Available data>
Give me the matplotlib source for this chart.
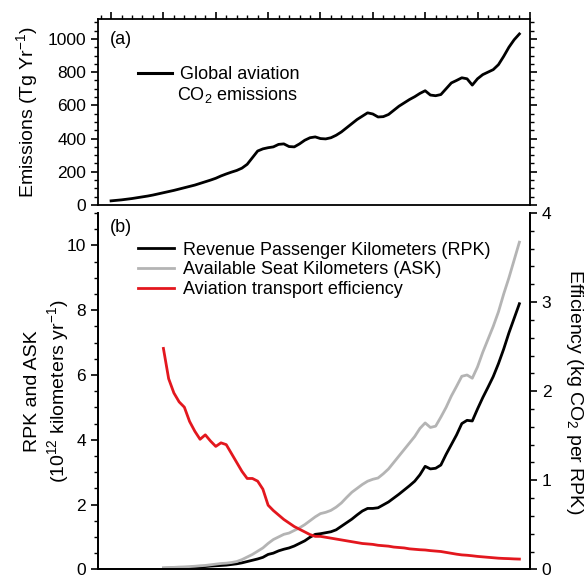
import matplotlib
matplotlib.use('Agg') # sem display
import matplotlib.pyplot as plt
from matplotlib.ticker import MultipleLocator
from matplotlib.lines import Line2D

# fontes parecidas com Helvetica
plt.rcParams['font.family'] = ['Liberation Sans', 'DejaVu Sans']
plt.rcParams['mathtext.fontset'] = 'custom'
plt.rcParams['mathtext.rm'] = 'Liberation Sans'
plt.rcParams['mathtext.default'] = 'regular'

# dados
anos_emissoes = list(range(1940, 2019))
emissoes = [25, 28, 31, 35, 39, 44, 49, 54, 60, 67,
            74, 81, 88, 96, 104, 112, 120, 130, 140, 150,
            161, 175, 187, 198, 208, 222, 245, 285, 325, 338,
            345, 350, 365, 368, 352, 350, 368, 390, 405, 410,
            400, 398, 405, 420, 440, 465, 490, 515, 535, 555,
            548, 530, 532, 545, 570, 595, 615, 635, 652, 672,
            688, 662, 658, 665, 700, 735, 750, 766, 760, 722,
            760, 785, 800, 815, 845, 895, 950, 995, 1030]

anos_trafego = list(range(1950, 2019))
rpk = [0.03, 0.035, 0.04, 0.045, 0.05, 0.06, 0.07, 0.08, 0.085, 0.10,
       0.11, 0.12, 0.13, 0.15, 0.17, 0.20, 0.24, 0.28, 0.32, 0.37,
       0.46, 0.50, 0.57, 0.62, 0.66, 0.72, 0.80, 0.88, 0.99, 1.08,
       1.10, 1.13, 1.16, 1.22, 1.33, 1.44, 1.55, 1.68, 1.80, 1.88,
       1.88, 1.90, 1.99, 2.08, 2.20, 2.32, 2.45, 2.58, 2.72, 2.92,
       3.18, 3.10, 3.12, 3.22, 3.55, 3.85, 4.15, 4.50, 4.60, 4.58,
       4.95, 5.30, 5.62, 5.95, 6.35, 6.80, 7.30, 7.75, 8.20]
ask = [0.05, 0.055, 0.06, 0.07, 0.075, 0.085, 0.095, 0.11, 0.12, 0.14,
       0.16, 0.18, 0.19, 0.21, 0.24, 0.30, 0.38, 0.46, 0.56, 0.66,
       0.80, 0.92, 1.00, 1.08, 1.12, 1.20, 1.28, 1.38, 1.50, 1.62,
       1.72, 1.76, 1.82, 1.92, 2.05, 2.22, 2.38, 2.50, 2.62, 2.72,
       2.78, 2.82, 2.95, 3.10, 3.30, 3.50, 3.70, 3.90, 4.10, 4.35,
       4.52, 4.38, 4.42, 4.70, 5.00, 5.35, 5.65, 5.96, 6.00, 5.90,
       6.25, 6.70, 7.10, 7.50, 7.95, 8.50, 9.00, 9.55, 10.10]
eficiencia = [2.48, 2.14, 1.98, 1.88, 1.82, 1.66, 1.55, 1.46, 1.51, 1.44,
              1.38, 1.42, 1.40, 1.30, 1.20, 1.10, 1.02, 1.02, 0.99, 0.90,
              0.72, 0.66, 0.61, 0.56, 0.52, 0.48, 0.45, 0.42, 0.39, 0.37,
              0.37, 0.36, 0.35, 0.34, 0.33, 0.32, 0.31, 0.30, 0.29, 0.285,
              0.28, 0.27, 0.265, 0.26, 0.25, 0.245, 0.24, 0.23, 0.225, 0.22,
              0.217, 0.21, 0.205, 0.20, 0.19, 0.18, 0.17, 0.162, 0.158, 0.152,
              0.145, 0.14, 0.135, 0.13, 0.125, 0.122, 0.12, 0.117, 0.115]

COR_CINZA = '#b4b4b4'
COR_VERMELHA = '#e3171e'
TAM_TICK = 12.5
TAM_LEGENDA = 13
TAM_ROTULO = 14

fig = plt.figure(figsize=(5.86, 5.77), dpi=100)
ax_a = fig.add_axes([0.1672, 0.6447, 0.737, 0.3224]) # painel de cima
ax_b = fig.add_axes([0.1672, 0.0133, 0.737, 0.6175]) # painel de baixo
ax_e = ax_b.twinx() # eixo da eficiencia

# ---- painel (a) ----
ax_a.plot(anos_emissoes, emissoes, color='black', lw=2)
ax_a.set_xlim(1937.5, 2020)
ax_a.set_ylim(0, 1120)
ax_a.xaxis.set_major_locator(MultipleLocator(10))
ax_a.xaxis.set_minor_locator(MultipleLocator(2))
ax_a.yaxis.set_major_locator(MultipleLocator(200))
ax_a.yaxis.set_minor_locator(MultipleLocator(50))
ax_a.tick_params(axis='x', which='both', top=True, bottom=False,
                 labeltop=False, labelbottom=False, direction='out')
ax_a.tick_params(axis='y', which='both', left=True, right=True,
                 direction='out', labelsize=TAM_TICK)
ax_a.tick_params(which='major', length=5, width=1.2)
ax_a.tick_params(which='minor', length=3, width=1)
ax_a.set_ylabel('Emissions (Tg Yr$^{-1}$)', fontsize=TAM_ROTULO)
ax_a.yaxis.set_label_coords(-0.135, 0.5)
ax_a.text(0.028, 0.89, '(a)', transform=ax_a.transAxes, fontsize=TAM_LEGENDA, va='center')

leg_a = ax_a.legend([Line2D([], [], color='black', lw=2.2)], ['Global aviation'],
                    loc='upper left', bbox_to_anchor=(0.075, 0.785), frameon=False,
                    fontsize=TAM_LEGENDA, handlelength=1.9, handletextpad=0.45,
                    borderaxespad=0)
ax_a.text(0.183, 0.59, 'CO$_2$ emissions', transform=ax_a.transAxes,
          fontsize=TAM_LEGENDA, va='center')

# ---- painel (b) ----
l1, = ax_b.plot(anos_trafego, rpk, color='black', lw=2)
l2, = ax_b.plot(anos_trafego, ask, color=COR_CINZA, lw=2)
l3, = ax_e.plot(anos_trafego, eficiencia, color=COR_VERMELHA, lw=2)

ax_b.set_xlim(1937.5, 2020)
ax_b.set_ylim(0, 11)
ax_e.set_ylim(0, 4)
ax_b.yaxis.set_major_locator(MultipleLocator(2))
ax_b.yaxis.set_minor_locator(MultipleLocator(0.5))
ax_e.yaxis.set_major_locator(MultipleLocator(1))
ax_e.yaxis.set_minor_locator(MultipleLocator(0.2))
ax_b.spines['top'].set_visible(False)
ax_e.spines['top'].set_visible(False)
ax_b.tick_params(axis='x', which='both', bottom=False, labelbottom=False)
ax_b.tick_params(axis='y', which='both', direction='out', labelsize=TAM_TICK)
ax_e.tick_params(axis='y', which='both', direction='out', labelsize=TAM_TICK)
for ax in (ax_b, ax_e):
    ax.tick_params(which='major', length=5, width=1.2)
    ax.tick_params(which='minor', length=3, width=1)

ax_b.set_ylabel('RPK and ASK\n(10$^{12}$ kilometers yr$^{-1}$)', fontsize=TAM_ROTULO,
                linespacing=1.25)
ax_b.yaxis.set_label_coords(-0.062, 0.5)
ax_e.set_ylabel('Efficiency (kg CO$_2$ per RPK)', fontsize=TAM_ROTULO, rotation=270,
                va='bottom')
ax_e.yaxis.set_label_coords(1.08, 0.5)
ax_b.text(0.028, 0.958, '(b)', transform=ax_b.transAxes, fontsize=TAM_LEGENDA, va='center')

ax_e.legend([l1, l2, l3],
            ['Revenue Passenger Kilometers (RPK)', 'Available Seat Kilometers (ASK)',
             'Aviation transport efficiency'],
            loc='upper left', bbox_to_anchor=(0.075, 0.94), frameon=False,
            fontsize=TAM_LEGENDA, handlelength=2.0, handletextpad=0.5, labelspacing=0.15,
            borderaxespad=0)

for ax in (ax_a, ax_b, ax_e):
    for s in ax.spines.values():
        s.set_linewidth(1.3)

fig.savefig('out.png', dpi=100)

Required work>
Your task is to return the lines above, from the first one up to and including the line containing "760, 785, 800, 815, 845, 895, 950, 995, 1030]", minus any pictures.

Complete output>
Give me the matplotlib source for this chart.
import matplotlib
matplotlib.use('Agg') # sem display
import matplotlib.pyplot as plt
from matplotlib.ticker import MultipleLocator
from matplotlib.lines import Line2D

# fontes parecidas com Helvetica
plt.rcParams['font.family'] = ['Liberation Sans', 'DejaVu Sans']
plt.rcParams['mathtext.fontset'] = 'custom'
plt.rcParams['mathtext.rm'] = 'Liberation Sans'
plt.rcParams['mathtext.default'] = 'regular'

# dados
anos_emissoes = list(range(1940, 2019))
emissoes = [25, 28, 31, 35, 39, 44, 49, 54, 60, 67,
            74, 81, 88, 96, 104, 112, 120, 130, 140, 150,
            161, 175, 187, 198, 208, 222, 245, 285, 325, 338,
            345, 350, 365, 368, 352, 350, 368, 390, 405, 410,
            400, 398, 405, 420, 440, 465, 490, 515, 535, 555,
            548, 530, 532, 545, 570, 595, 615, 635, 652, 672,
            688, 662, 658, 665, 700, 735, 750, 766, 760, 722,
            760, 785, 800, 815, 845, 895, 950, 995, 1030]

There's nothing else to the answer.